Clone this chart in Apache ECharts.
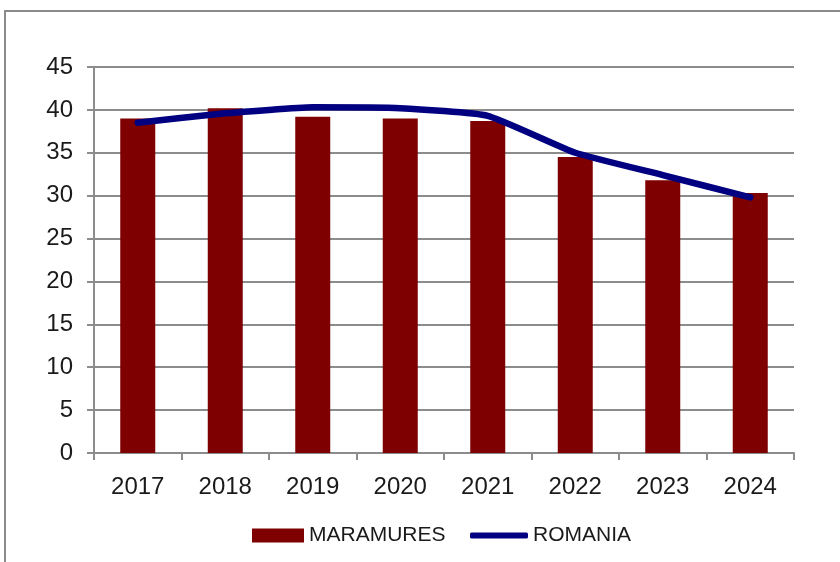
<!DOCTYPE html>
<html>
<head>
<meta charset="utf-8">
<script src="https://cdn.jsdelivr.net/npm/echarts@6/dist/echarts.min.js"></script>
<style>
  html, body { margin: 0; padding: 0; background: #fff; }
  #chart { width: 840px; height: 562px; }
</style>
</head>
<body>
<div id="chart"></div>
<script>
const years = ["2017", "2018", "2019", "2020", "2021", "2022", "2023", "2024"];
const maramures = [39.0, 40.2, 39.2, 39.0, 38.7, 34.5, 31.8, 30.3];
const romania = [38.5, 39.6, 40.3, 40.2, 39.3, 35.0, 32.4, 29.8];

const chart = echarts.init(document.getElementById("chart"), null, {
  renderer: "canvas",
});

const font = "'Liberation Sans', Arial, sans-serif";
const legendText = { fontSize: 21, color: "#1a1a1a", fontFamily: font };

const option = {
  animation: false,
  backgroundColor: "#fff",
  textStyle: { fontFamily: font },
  graphic: [
    {
      type: "rect",
      shape: { x: 5, y: 11, width: 900, height: 600 },
      style: { fill: "none", stroke: "#8a8a8a", lineWidth: 2 },
    },
  ],
  grid: {
    left: 94,
    right: 46,
    top: 67,
    bottom: 109,
  },
  legend: [
    {
      left: 247,
      top: 520,
      itemWidth: 52,
      itemHeight: 14,
      itemGap: 6,
      textStyle: legendText,
      data: [{ name: "MARAMURES", icon: "rect" }],
    },
    {
      left: 465,
      top: 520,
      itemWidth: 58,
      itemHeight: 6,
      textStyle: legendText,
      data: [{ name: "ROMANIA", icon: "roundRect" }],
    },
  ],
  xAxis: {
    type: "category",
    data: years,
    axisLine: { lineStyle: { color: "#8c8c8c", width: 2 } },
    axisTick: { show: true, length: 7, lineStyle: { color: "#8c8c8c", width: 2 } },
    axisLabel: { fontSize: 24, color: "#1a1a1a", margin: 22 },
  },
  yAxis: {
    type: "value",
    min: 0,
    max: 45,
    interval: 5,
    axisLine: { show: true, lineStyle: { color: "#8c8c8c", width: 2 } },
    axisTick: { show: true, length: 7, lineStyle: { color: "#8c8c8c", width: 2 } },
    axisLabel: { fontSize: 24, color: "#1a1a1a", margin: 21 },
    splitLine: { lineStyle: { color: "#8c8c8c", width: 2 } },
  },
  series: [
    {
      name: "MARAMURES",
      type: "bar",
      data: maramures,
      barWidth: "40%",
      itemStyle: { color: "#7f0000" },
    },
    {
      name: "ROMANIA",
      type: "line",
      data: romania,
      smooth: 0.15,
      symbol: "none",
      lineStyle: { color: "#000080", width: 6.5, cap: "round" },
      itemStyle: { color: "#000080" },
    },
  ],
};

option && chart.setOption(option);
</script>
</body>
</html>
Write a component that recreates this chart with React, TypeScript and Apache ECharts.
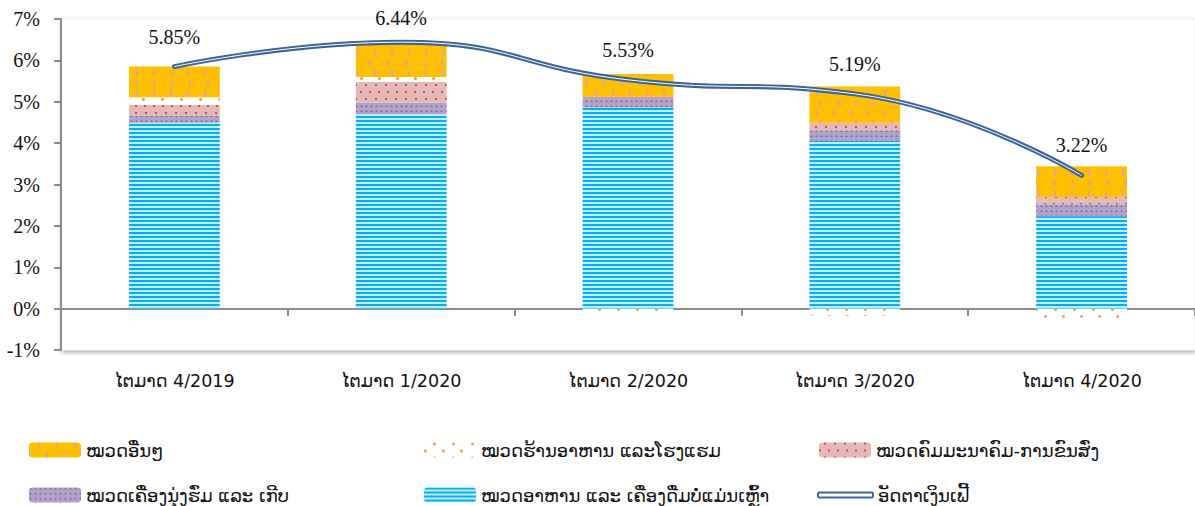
import React, { useEffect, useRef } from "react";
import * as echarts from "echarts";

const categories = ["ໄຕມາດ 4/2019", "ໄຕມາດ 1/2020", "ໄຕມາດ 2/2020", "ໄຕມາດ 3/2020", "ໄຕມາດ 4/2020"];
const food = [4.49, 4.7, 4.86, 4.05, 2.23];
const clothing = [0.18, 0.28, 0.26, 0.26, 0.29];
const transport = [0.26, 0.5, 0, 0.18, 0.18];
const restaurant = [0.18, 0.12, -0.14, -0.18, -0.22];
const others = [0.74, 0.84, 0.55, 0.88, 0.74];
const inflation = [5.85, 6.44, 5.53, 5.19, 3.22];

const N_OTHERS = "ໝວດອື່ນໆ";
const N_REST = "ໝວດຮ້ານອາຫານ ແລະໂຮງແຮມ";
const N_TRANS = "ໝວດຄົມມະນາຄົມ-ການຂົນສົ່ງ";
const N_CLOTH = "ໝວດເຄື່ອງນຸ່ງຮົ່ມ ແລະ ເກີບ";
const N_FOOD = "ໝວດອາຫານ ແລະ ເຄື່ອງດື່ມບໍ່ແມ່ນເຫຼົ້າ";
const N_INF = "ອັດຕາເງິນເຟີ້";

const LAO = "'DejaVu Sans', 'Noto Sans', sans-serif";
const SERIF = "'Liberation Serif', 'DejaVu Serif', serif";
const LINE_BLUE = "#3b6496";

export default function App() {
  const ref = useRef<HTMLDivElement>(null);
  useEffect(() => {
    if (!ref.current) return;
    const chart = echarts.init(ref.current, undefined, { renderer: "svg" });

    const legendPos = [
      { name: N_OTHERS, left: 29, top: 441 },
      { name: N_REST, left: 424, top: 441 },
      { name: N_TRANS, left: 819, top: 441 },
      { name: N_CLOTH, left: 29, top: 486 },
      { name: N_FOOD, left: 424, top: 486 },
      { name: N_INF, left: 817, top: 486 },
    ];

    const legends = legendPos.map((l) => ({
      left: l.left,
      top: l.top,
      padding: 0,
      selectedMode: false,
      itemWidth: l.name === N_INF ? 55 : 52,
      itemHeight: l.name === N_INF ? 5 : 15,
      itemGap: 0,
      textStyle: { fontFamily: LAO, fontSize: 18, color: "#111", lineHeight: 18 },
      data:
        l.name === N_INF
          ? [
              {
                name: l.name,
                icon: "roundRect",
                itemStyle: { color: "#ffffff", borderColor: LINE_BLUE, borderWidth: 1.9 },
              },
            ]
          : [l.name],
    }));

    const barBase = {
      type: "bar",
      stack: "total",
      barWidth: "40%",
      xAxisIndex: 0,
      yAxisIndex: 0,
    };

    const lineData = inflation.map((v, i) =>
      i === 1 ? { value: v, label: { distance: 13 } } : v
    );

    chart.setOption({
      animation: false,
      backgroundColor: "#ffffff",
      grid: {
        left: 61,
        top: 19,
        width: 1136,
        height: 331,
        show: true,
        backgroundColor: "#ffffff",
        borderColor: "#f0f0f0",
        borderWidth: 1,
        shadowColor: "rgba(0,0,0,0.35)",
        shadowBlur: 4,
        shadowOffsetX: 1,
        shadowOffsetY: 2,
      },
      legend: legends,
      xAxis: [
        {
          type: "category",
          data: categories,
          position: "bottom",
          axisLine: { show: false, onZero: false },
          axisTick: { show: false },
          axisLabel: { margin: 22, fontFamily: LAO, fontSize: 17.5, color: "#111" },
        },
        {
          type: "category",
          data: categories,
          position: "bottom",
          axisLine: { show: true, onZero: true, lineStyle: { color: "#8c8c8c", width: 2 } },
          axisTick: { show: true, length: 7, lineStyle: { color: "#8c8c8c", width: 2 } },
          axisLabel: { show: false },
        },
      ],
      yAxis: {
        type: "value",
        min: -1,
        max: 7,
        interval: 1,
        axisLine: { show: true, lineStyle: { color: "#8c8c8c", width: 2 } },
        axisTick: { show: true, length: 7, lineStyle: { color: "#8c8c8c", width: 2 } },
        splitLine: { show: false },
        axisLabel: {
          formatter: "{value}%",
          margin: 21,
          fontFamily: SERIF,
          fontSize: 20,
          color: "#111",
        },
      },
      series: [
        {
          ...barBase,
          name: N_FOOD,
          data: food,
          itemStyle: {
            color: "#c6ecfc",
            decal: {
              symbol: "rect",
              symbolSize: 1,
              color: "#00b0f0",
              dashArrayX: [1, 0],
              dashArrayY: [2, 1.4],
            },
          },
        },
        {
          ...barBase,
          name: N_CLOTH,
          data: clothing,
          itemStyle: {
            color: "#b3a2c8",
            decal: {
              symbol: "triangle",
              symbolSize: 0.9,
              color: "#7d659e",
              dashArrayX: [3, 2],
              dashArrayY: [2, 3],
            },
          },
        },
        {
          ...barBase,
          name: N_TRANS,
          data: transport,
          itemStyle: {
            color: "#e6b9b8",
            decal: {
              symbol: "rect",
              symbolSize: 1,
              color: "#c0504d",
              dashArrayX: [
                [1.6, 7],
                [0, 4.3, 1.6, 2.7],
              ],
              dashArrayY: [1.6, 5],
            },
          },
        },
        {
          ...barBase,
          name: N_REST,
          data: restaurant,
          itemStyle: {
            color: "#ffffff",
            decal: {
              symbol: "circle",
              symbolSize: 1,
              color: "#f79646",
              dashArrayX: [
                [2.2, 15],
                [0, 8.5, 2.2, 6.3],
              ],
              dashArrayY: [2.2, 4],
            },
          },
        },
        {
          ...barBase,
          name: N_OTHERS,
          data: others,
          itemStyle: {
            color: "#ffc000",
            decal: {
              symbol: "rect",
              symbolSize: 1,
              color: "#dba59c",
              dashArrayX: [
                [2, 15],
                [0, 8.5, 2, 6.5],
              ],
              dashArrayY: [6, 4],
            },
          },
        },
        {
          type: "line",
          name: N_INF,
          data: lineData,
          smooth: true,
          showSymbol: true,
          symbol: "circle",
          symbolSize: 2,
          z: 5,
          lineStyle: { color: LINE_BLUE, width: 5, cap: "round" },
          itemStyle: { color: LINE_BLUE },
          label: {
            show: true,
            position: "top",
            distance: 19,
            fontFamily: SERIF,
            fontSize: 20,
            color: "#111",
            formatter: (p: any) => `${Number(p.value).toFixed(2)}%`,
          },
        },
        {
          type: "line",
          name: "_inner",
          data: inflation,
          smooth: true,
          showSymbol: false,
          symbol: "none",
          silent: true,
          z: 6,
          lineStyle: { color: "#ffffff", width: 1, cap: "round" },
          label: { show: false },
        },
      ],
    });

    return () => chart.dispose();
  }, []);

  return (
    <div
      ref={ref}
      style={{ position: "fixed", left: 0, top: 0, width: 1195, height: 506 }}
    />
  );
}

CHALLENGE
Except for the pictures, write out exactly the lines from the line that contains "Write a component" through the line that contains "import * as", including both.

ANSWER TO THE PROBLEM
Write a component that recreates this chart with React, TypeScript and Apache ECharts.
import React, { useEffect, useRef } from "react";
import * as echarts from "echarts";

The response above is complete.